When I look back now, and set this incident within a larger social context, I think I know why this happened and more importantly why it became meaningful to me over the last couple years. In 1986 Congress passed an Immigration Reform and Control Act to stop illegal immigration from Mexico, which was seen as a threat to the U.S. economy. Ten years later President Clinton used a strict approach to limiting illegal immigration in his re-election campaign and under his direction, 40 miles of 14-foot fence was built along the U.S-Mexico border. It wasn’t until the new millennium that Hispanic was even considered a possible ethnic category for U.S citizens on the governmental census and four years later, I met Edward for the first time.

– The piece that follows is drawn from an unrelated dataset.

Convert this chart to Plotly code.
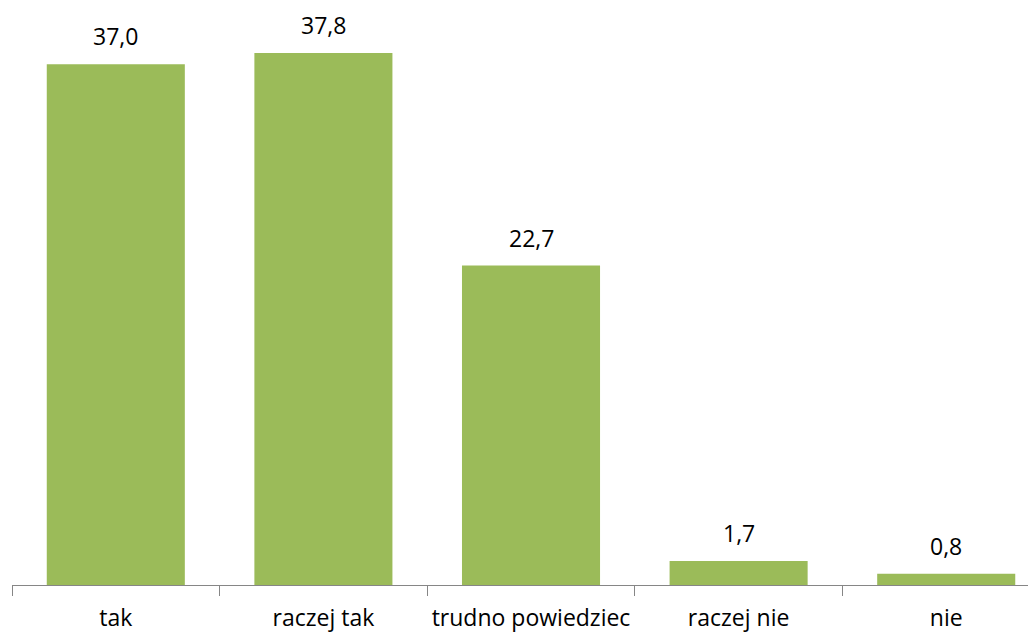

So my incident happened at a time when the borderland of race, difference and the classification of “immigrant” were still very raw; a time where it was illegal to be Mexican in the United States, obviously this is a play on words it was not far from the truth. There seemed to be an unspoken assumption in a border state like Arizona that every Hispanic person who worked in landscaping, food service, or construction was fresh out of Mexico, here illegally, and could not speak English. My incident shows that this could not be more false, and this diversity is exactly what America claims to be built on.


Like I said earlier I cannot change what I did but I can make every effort to learn from it. I have learned how to embrace cultural diversity and respect it. I have learned what it means to judge someone… and I will never do it again.


Lastly, I am so sorry Edward. I am sorry that I judged you on your skin color and I am even sorrier that I unwillingly became part of the battle, a battle for equality that is nowhere near over.